• EXERCISE DESCRIPTION:
Can you set down, exactly as they appear below, the lines from the opening of the material through the one bearing "var yTicks = [0, 0.5, 1, 1.5, 2, 2.5, 3, 3.5]", minus the pictures?

• GIVEN DATA:
____________________

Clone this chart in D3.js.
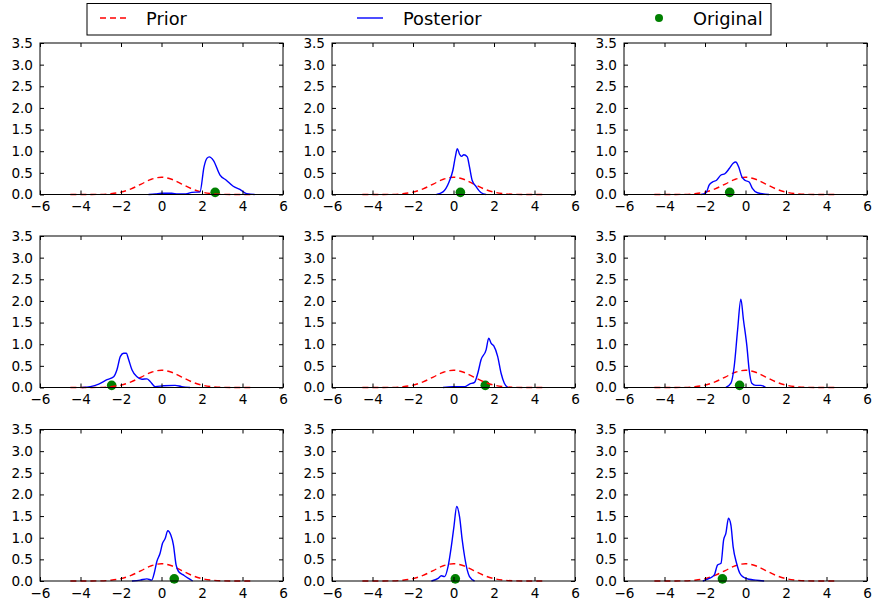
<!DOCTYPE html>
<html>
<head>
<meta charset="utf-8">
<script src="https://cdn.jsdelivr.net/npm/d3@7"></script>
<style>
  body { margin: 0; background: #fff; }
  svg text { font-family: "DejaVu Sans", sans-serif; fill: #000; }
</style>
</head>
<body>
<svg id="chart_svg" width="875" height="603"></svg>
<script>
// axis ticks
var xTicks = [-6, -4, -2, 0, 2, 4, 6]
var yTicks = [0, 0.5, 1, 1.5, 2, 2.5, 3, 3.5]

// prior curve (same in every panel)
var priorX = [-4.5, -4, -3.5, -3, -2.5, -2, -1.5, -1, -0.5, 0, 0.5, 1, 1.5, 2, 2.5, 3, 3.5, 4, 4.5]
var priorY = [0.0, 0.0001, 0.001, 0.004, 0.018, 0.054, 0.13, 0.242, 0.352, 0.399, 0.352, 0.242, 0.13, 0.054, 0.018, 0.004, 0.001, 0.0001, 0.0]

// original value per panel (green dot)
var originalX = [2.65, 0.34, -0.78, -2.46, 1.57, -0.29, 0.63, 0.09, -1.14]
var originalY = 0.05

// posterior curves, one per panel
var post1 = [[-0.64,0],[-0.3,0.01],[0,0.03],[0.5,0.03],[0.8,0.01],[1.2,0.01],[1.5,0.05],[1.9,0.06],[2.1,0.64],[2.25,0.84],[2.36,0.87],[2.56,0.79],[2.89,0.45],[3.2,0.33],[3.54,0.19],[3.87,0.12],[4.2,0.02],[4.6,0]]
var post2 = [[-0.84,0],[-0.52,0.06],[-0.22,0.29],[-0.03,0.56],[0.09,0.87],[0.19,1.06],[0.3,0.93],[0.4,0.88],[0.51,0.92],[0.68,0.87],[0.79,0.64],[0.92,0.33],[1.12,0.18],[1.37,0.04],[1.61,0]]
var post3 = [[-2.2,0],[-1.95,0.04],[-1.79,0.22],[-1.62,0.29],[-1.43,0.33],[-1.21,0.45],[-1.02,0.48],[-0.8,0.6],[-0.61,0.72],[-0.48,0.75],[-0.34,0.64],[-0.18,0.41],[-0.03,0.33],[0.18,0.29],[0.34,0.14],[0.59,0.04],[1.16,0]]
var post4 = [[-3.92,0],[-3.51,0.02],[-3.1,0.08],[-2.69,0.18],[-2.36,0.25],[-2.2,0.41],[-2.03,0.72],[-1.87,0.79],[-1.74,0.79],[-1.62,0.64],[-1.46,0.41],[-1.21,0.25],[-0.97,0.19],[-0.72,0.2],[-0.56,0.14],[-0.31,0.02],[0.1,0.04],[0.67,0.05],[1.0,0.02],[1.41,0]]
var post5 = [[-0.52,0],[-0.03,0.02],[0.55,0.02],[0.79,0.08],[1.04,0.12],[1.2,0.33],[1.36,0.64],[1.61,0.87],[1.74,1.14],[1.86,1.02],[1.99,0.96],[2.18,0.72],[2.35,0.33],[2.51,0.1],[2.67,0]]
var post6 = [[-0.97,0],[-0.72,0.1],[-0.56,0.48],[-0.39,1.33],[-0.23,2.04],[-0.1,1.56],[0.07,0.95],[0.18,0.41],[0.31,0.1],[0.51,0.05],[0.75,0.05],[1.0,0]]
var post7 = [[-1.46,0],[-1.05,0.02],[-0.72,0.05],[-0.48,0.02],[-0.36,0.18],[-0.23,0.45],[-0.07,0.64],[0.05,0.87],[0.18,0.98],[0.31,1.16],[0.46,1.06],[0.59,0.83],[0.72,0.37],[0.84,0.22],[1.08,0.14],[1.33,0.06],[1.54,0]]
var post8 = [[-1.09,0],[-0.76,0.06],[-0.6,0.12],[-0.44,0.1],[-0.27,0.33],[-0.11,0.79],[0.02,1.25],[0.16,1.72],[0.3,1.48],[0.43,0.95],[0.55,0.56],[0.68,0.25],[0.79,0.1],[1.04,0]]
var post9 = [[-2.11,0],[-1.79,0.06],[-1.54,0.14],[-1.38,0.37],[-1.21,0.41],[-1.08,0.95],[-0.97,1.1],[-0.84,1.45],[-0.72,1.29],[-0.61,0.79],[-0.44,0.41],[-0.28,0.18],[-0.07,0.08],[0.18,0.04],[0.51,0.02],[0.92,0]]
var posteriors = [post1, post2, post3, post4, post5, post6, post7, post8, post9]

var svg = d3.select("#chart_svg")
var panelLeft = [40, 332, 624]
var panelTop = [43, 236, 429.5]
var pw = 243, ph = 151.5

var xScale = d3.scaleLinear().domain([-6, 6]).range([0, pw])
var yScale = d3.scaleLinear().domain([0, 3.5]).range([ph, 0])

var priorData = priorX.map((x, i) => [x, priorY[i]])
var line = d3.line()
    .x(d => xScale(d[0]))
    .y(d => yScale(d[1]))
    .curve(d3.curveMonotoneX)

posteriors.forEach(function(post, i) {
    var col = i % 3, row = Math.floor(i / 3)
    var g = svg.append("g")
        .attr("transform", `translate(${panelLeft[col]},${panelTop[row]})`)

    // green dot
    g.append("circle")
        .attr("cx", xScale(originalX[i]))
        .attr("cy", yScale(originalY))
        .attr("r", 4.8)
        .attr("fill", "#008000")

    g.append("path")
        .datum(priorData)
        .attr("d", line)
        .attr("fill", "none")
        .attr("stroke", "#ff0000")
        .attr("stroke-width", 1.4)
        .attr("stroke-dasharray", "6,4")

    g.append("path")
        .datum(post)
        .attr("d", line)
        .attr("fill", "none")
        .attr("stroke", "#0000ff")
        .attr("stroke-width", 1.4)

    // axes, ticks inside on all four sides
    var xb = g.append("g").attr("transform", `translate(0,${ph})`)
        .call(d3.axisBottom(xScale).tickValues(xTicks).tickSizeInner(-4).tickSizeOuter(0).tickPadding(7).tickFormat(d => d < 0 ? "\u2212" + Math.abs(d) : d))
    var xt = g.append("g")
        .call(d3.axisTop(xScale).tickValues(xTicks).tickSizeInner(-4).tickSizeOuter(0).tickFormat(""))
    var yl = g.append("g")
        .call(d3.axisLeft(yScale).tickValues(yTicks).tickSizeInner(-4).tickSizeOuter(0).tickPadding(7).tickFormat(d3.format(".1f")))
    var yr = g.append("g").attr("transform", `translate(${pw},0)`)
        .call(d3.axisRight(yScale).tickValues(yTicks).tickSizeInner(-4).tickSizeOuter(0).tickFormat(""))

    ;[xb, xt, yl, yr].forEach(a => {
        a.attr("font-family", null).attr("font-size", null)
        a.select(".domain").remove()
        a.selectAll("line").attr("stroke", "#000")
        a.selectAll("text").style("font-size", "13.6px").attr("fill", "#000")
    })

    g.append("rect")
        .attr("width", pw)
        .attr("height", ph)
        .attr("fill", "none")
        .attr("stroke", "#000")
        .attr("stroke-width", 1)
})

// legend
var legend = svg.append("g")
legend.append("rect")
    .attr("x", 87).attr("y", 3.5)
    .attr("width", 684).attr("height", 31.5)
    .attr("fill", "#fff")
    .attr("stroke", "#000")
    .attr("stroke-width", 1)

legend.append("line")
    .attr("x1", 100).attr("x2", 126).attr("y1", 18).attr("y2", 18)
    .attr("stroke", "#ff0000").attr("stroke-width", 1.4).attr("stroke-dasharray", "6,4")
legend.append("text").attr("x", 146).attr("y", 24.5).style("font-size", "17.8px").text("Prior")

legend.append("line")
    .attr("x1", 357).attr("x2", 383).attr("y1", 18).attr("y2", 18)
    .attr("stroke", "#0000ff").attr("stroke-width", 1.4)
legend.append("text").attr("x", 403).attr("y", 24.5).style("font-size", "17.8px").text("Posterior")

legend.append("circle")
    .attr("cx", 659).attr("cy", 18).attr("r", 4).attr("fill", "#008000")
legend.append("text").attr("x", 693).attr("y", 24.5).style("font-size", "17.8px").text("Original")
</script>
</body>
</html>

____________________

• ANSWER TO THE PROBLEM:
Clone this chart in D3.js.
<!DOCTYPE html>
<html>
<head>
<meta charset="utf-8">
<script src="https://cdn.jsdelivr.net/npm/d3@7"></script>
<style>
  body { margin: 0; background: #fff; }
  svg text { font-family: "DejaVu Sans", sans-serif; fill: #000; }
</style>
</head>
<body>
<svg id="chart_svg" width="875" height="603"></svg>
<script>
// axis ticks
var xTicks = [-6, -4, -2, 0, 2, 4, 6]
var yTicks = [0, 0.5, 1, 1.5, 2, 2.5, 3, 3.5]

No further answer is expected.